The apostle Matthew, also called Lev (Mark 2:14i, was the son of Alphaeus and the brother of the apostle James the Less, or, James, son of Alphaeus. Matthew, unlike the other disciples who were fishermen, he was a tax collector, also known as a publican. He authored the first book of the New Testament which bears his name. It is believed that Matthew went on several missionary journeys and that he went to Persia and the area in Persia known as Ethiopia. Tradition says that Matthew was martyred in Parthia,
James the Younger (or James the Less)
This James was the son of Alphaeus (mark 3:18). He lived in Galilee and Matthew the tax collector may have been their brother.
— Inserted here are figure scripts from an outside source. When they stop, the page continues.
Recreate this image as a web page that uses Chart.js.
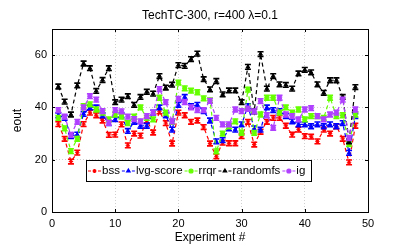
<!DOCTYPE html>
<html>
<head>
<meta charset="utf-8">
<script src="https://cdn.jsdelivr.net/npm/chart.js@4/dist/chart.umd.min.js"></script>
<style>
  html, body { margin: 0; padding: 0; background: #fff; }
</style>
</head>
<body>
<canvas id="chart" width="407" height="245"></canvas>
<script>
var experiments = [];
for (var n = 1; n <= 48; n++) experiments.push(n);

var bss = [33.6, 28, 19.3, 22.7, 33.6, 38, 37, 35, 29.5, 29.6, 33.5, 25.5, 30, 29.2, 35, 30.4,
  38.5, 34, 26.2, 38, 37, 34.5, 35, 32.5, 26.2, 21.3, 26.5, 26.3, 26.3, 29, 34.5, 25.8,
  30.7, 34.5, 36, 36, 33, 29.6, 31.5, 29, 28.8, 27, 31.5, 30, 32.8, 28, 19, 33];
var lvgScore = [37, 36, 29, 29.6, 37.5, 40, 40, 37, 34, 35.5, 37, 31, 34.5, 33, 33, 38,
  40, 37, 31.5, 41, 44, 40.5, 41, 38.6, 35, 27, 27.5, 32, 31.5, 33.5, 40.5, 32,
  31.5, 40, 39, 38.6, 36.7, 34.7, 33.5, 33.5, 32.8, 33.5, 32.8, 33.5, 32.8, 34, 22.6, 36.7];
var rrqr = [36, 32, 23.3, 28, 40.5, 41.2, 39.2, 38, 35.4, 37.3, 36.5, 34, 36.5, 40, 36, 35.4,
  43.7, 38, 34.5, 49.5, 47.3, 46.4, 45.8, 43.5, 42.7, 23.2, 30, 32.8, 34.7, 30.3, 46.8, 30.3,
  37.3, 43.7, 43.7, 38, 40, 38, 39.2, 35.4, 36.7, 36.7, 36, 43.7, 36.7, 37, 26, 37.3];
var randomfs = [48, 42.2, 37.3, 48.4, 56.8, 55, 46.3, 50.5, 55, 42, 43, 44.3, 41, 44, 46, 45.3,
  52, 47.6, 48.7, 56.2, 55.9, 58.5, 60.6, 50.8, 46.9, 50.1, 45, 46.5, 46.5, 42, 55.5, 38.5,
  60.4, 47.2, 52, 48.8, 48.6, 47.2, 53, 54.4, 53.4, 48.8, 45.6, 50.4, 50.4, 44, 27, 47.8];
var ig = [39, 36.5, 29.5, 34.5, 40, 44.3, 43, 38.6, 34.1, 39, 38.5, 36.5, 35.5, 34.7, 36.7, 38,
  47, 42, 34.7, 43.3, 42, 40, 39, 39, 42.5, 36, 33.5, 33.5, 39.2, 38.6, 39.5, 38.5,
  42.4, 37, 32.2, 43.7, 37.3, 36.7, 35.4, 39.2, 39.7, 36.7, 35.4, 37.3, 38, 43, 28.3, 39.2];
var errHalf = 0.9;   // half height of the error bars, in eout units

var xTicks = [0, 10, 20, 30, 40, 50];
var yTicks = [0, 20, 40, 60];

function pts(vals) {
  return experiments.map(function (e, i) { return { x: e, y: vals[i] }; });
}

function series(label, vals, color, style, order) {
  return {
    label: label, data: pts(vals), borderColor: color, backgroundColor: color,
    borderWidth: 1.2, borderDash: [4, 3], pointStyle: style, pointRadius: 2.2,
    pointBorderWidth: 1, fill: false, tension: 0, order: order
  };
}

// error bars drawn right after each line, so later series sit on top
var errorBars = {
  id: 'errorBars',
  afterDatasetDraw: function (chart, args) {
    var ctx = chart.ctx, ys = chart.scales.y;
    var ds = chart.data.datasets[args.index];
    ctx.save();
    ctx.strokeStyle = ds.borderColor;
    ctx.lineWidth = 1.6;
    args.meta.data.forEach(function (p, i) {
      var v = ds.data[i].y;
      var t = ys.getPixelForValue(v + errHalf), b = ys.getPixelForValue(v - errHalf);
      ctx.beginPath();
      ctx.moveTo(p.x, t); ctx.lineTo(p.x, b);
      ctx.moveTo(p.x - 3, t); ctx.lineTo(p.x + 3, t);
      ctx.moveTo(p.x - 3, b); ctx.lineTo(p.x + 3, b);
      ctx.stroke();
    });
    ctx.restore();
  }
};

// box round the axes, inward ticks, and the legend inside the plot
var frame = {
  id: 'frame',
  afterDraw: function (chart) {
    var ctx = chart.ctx, a = chart.chartArea, xs = chart.scales.x, ys = chart.scales.y;
    ctx.save();
    ctx.strokeStyle = '#000';
    ctx.lineWidth = 1;
    ctx.strokeRect(Math.round(a.left) + 0.5, Math.round(a.top) + 0.5,
      Math.round(a.right - a.left), Math.round(a.bottom - a.top));
    ctx.beginPath();
    xTicks.forEach(function (t) {
      var px = Math.round(xs.getPixelForValue(t)) + 0.5;
      ctx.moveTo(px, a.bottom); ctx.lineTo(px, a.bottom - 3);
      ctx.moveTo(px, a.top); ctx.lineTo(px, a.top + 3);
    });
    yTicks.forEach(function (t) {
      var py = Math.round(ys.getPixelForValue(t)) + 0.5;
      ctx.moveTo(a.left, py); ctx.lineTo(a.left + 3, py);
      ctx.moveTo(a.right, py); ctx.lineTo(a.right - 3, py);
    });
    ctx.stroke();

    // legend
    var bx = 86, by = 160, bw = 225, bh = 21;
    ctx.fillStyle = '#fff';
    ctx.fillRect(bx, by, bw, bh);
    ctx.strokeRect(bx + 0.5, by + 0.5, bw, bh);
    ctx.font = '11.5px "Liberation Sans", Arial, sans-serif';
    ctx.textBaseline = 'middle';
    var x = bx + 2, cy = by + bh / 2 + 0.5;
    var items = [0, 1, 2, 3, 4].map(function (i) { return chart.data.datasets[i]; });
    items.forEach(function (ds) {
      ctx.strokeStyle = ds.borderColor;
      ctx.lineWidth = 1.2;
      ctx.setLineDash([3, 2]);
      ctx.beginPath(); ctx.moveTo(x, cy); ctx.lineTo(x + 13, cy); ctx.stroke();
      ctx.setLineDash([]);
      ctx.fillStyle = ds.borderColor;
      Chart.helpers.drawPoint(ctx, { pointStyle: ds.pointStyle, radius: 2, borderWidth: 1 }, x + 6.5, cy);
      ctx.fillStyle = '#000';
      ctx.fillText(ds.label, x + 14, cy);
      x += 14 + ctx.measureText(ds.label).width + 2;
    });
    ctx.restore();
  }
};

var tickFont = { family: '"Liberation Sans", Arial, sans-serif', size: 11 };
var labelFont = { family: '"Liberation Sans", Arial, sans-serif', size: 12 };

new Chart(document.getElementById('chart'), {
  type: 'line',
  data: {
    datasets: [
      series('bss', bss, '#ff0000', 'star', 5),
      series('lvg-score', lvgScore, '#0000ff', 'triangle', 4),
      series('rrqr', rrqr, '#66ff00', 'circle', 3),
      series('randomfs', randomfs, '#000000', 'triangle', 2),
      series('ig', ig, '#b040ff', 'circle', 1)
    ]
  },
  options: {
    responsive: false,
    animation: false,
    layout: { padding: { left: 0, right: 39, top: 0, bottom: 0 } },
    plugins: {
      legend: { display: false },
      tooltip: { enabled: false },
      title: {
        display: true, text: 'TechTC-300, r=400 λ=0.1', color: '#000', fullSize: false,
        font: { family: '"Liberation Sans", Arial, sans-serif', size: 12, weight: 'normal' },
        padding: { top: 8, bottom: 6.6 }
      }
    },
    scales: {
      x: {
        type: 'linear', min: 0, max: 50,
        afterFit: function (s) { s.height = 33; },
        afterBuildTicks: function (s) { s.ticks = xTicks.map(function (v) { return { value: v }; }); },
        ticks: { color: '#000', font: tickFont, padding: 5, maxRotation: 0 },
        grid: { color: '#d0d0d0', drawTicks: false },
        border: { color: '#000', dash: [1, 2] },
        title: { display: true, text: 'Experiment #', color: '#000', font: labelFont, padding: { top: 0, bottom: 0 } }
      },
      y: {
        min: 0, max: 70,
        afterFit: function (s) { s.width = 52; },
        afterBuildTicks: function (s) { s.ticks = yTicks.map(function (v) { return { value: v }; }); },
        ticks: { color: '#000', font: tickFont, padding: 5 },
        grid: { color: '#d0d0d0', drawTicks: false },
        border: { color: '#000', dash: [1, 2] },
        title: { display: true, text: 'eout', color: '#000', font: labelFont, padding: { top: 10, bottom: 0 } }
      }
    }
  },
  plugins: [errorBars, frame]
});
</script>
</body>
</html>
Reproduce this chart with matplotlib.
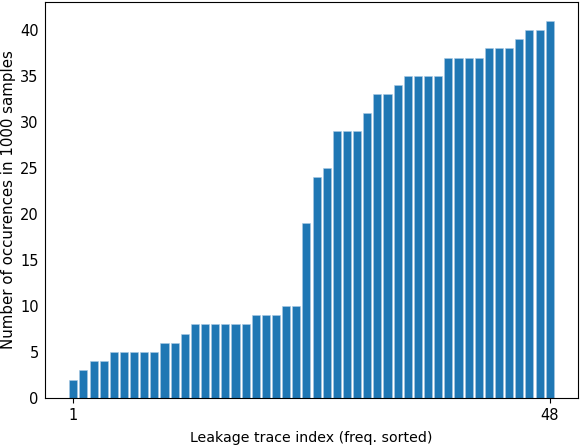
import matplotlib
matplotlib.use('Agg')
import matplotlib.pyplot as plt
import numpy as np

# occurrences per leakage trace, sorted by frequency
counts = [2, 3, 4, 4, 5, 5, 5, 5, 5, 6, 6, 7, 8, 8, 8, 8, 8, 8, 9, 9, 9, 10, 10,
          19, 24, 25, 29, 29, 29, 31, 33, 33, 34, 35, 35, 35, 35, 37, 37, 37, 37,
          38, 38, 38, 39, 40, 40, 41]
idx = np.arange(1, len(counts) + 1)
xticks = [1, 48]

fig = plt.figure(figsize=(5.81, 4.45), dpi=100)
ax = fig.add_subplot(111)
ax.bar(idx, counts, color='#1f77b4', edgecolor='#a9c9e3', linewidth=0.4)
ax.set_xticks(xticks)
ax.tick_params(axis='y', length=0, pad=4.5)
ax.tick_params(axis='both', labelsize=10.5)
ax.set_xlabel('Leakage trace index (freq. sorted)', fontsize=10.2, labelpad=6)
ax.set_ylabel('Number of occurences in 1000 samples', fontsize=10.8)
ax.yaxis.set_label_coords(-0.055, 0.5)
fig.subplots_adjust(left=45 / 581, right=578 / 581, bottom=1 - 398 / 445, top=1 - 2 / 445)
fig.savefig('out.png', dpi=100)
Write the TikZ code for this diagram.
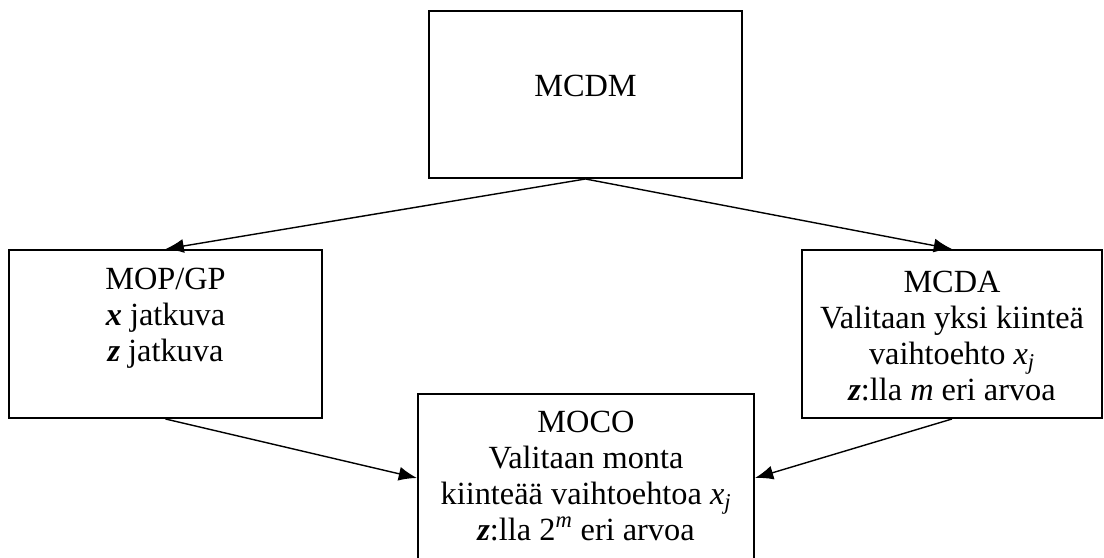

James was hand-picked by the Lord Jesus to be a disciple. He was present with the 11 apostles in the upper room of Jerusalem after Christ ascended into heaven.
Jude or Thaddeus
He was the brother of James the Younger and the author of the book of Jude. He was known by several names. One is “Judas, not Iscariot.” (John 14:22) Very little is known about him. Jude was believed to be from the tribe of Judah. And after the ascension of Jesus, Jude was one of the first apostles to leave Jerusalem for a foreign country. He was likely martyred there and buried in Kara Kalisa near the Caspian Sea, in modern day Iran. He is not the author of the book of Jude.
Simon the Zealot
This is the other Simon (besides Peter) who was a disciple of Jesus. He was a Caananite (Mark 3:18). Though we don’t know much about him we know that the Zealots were a fanatical Jewish nationalist group. They hated Roman rule and were devoted to Jewish law. Church tradition says that he and the apostle Jude were thought to have preached together in Syria and Mesopotoamia traveling as far as Persia. It is believed that they were martyred there (Simon ws sawn into and Jude martyred with a halberd.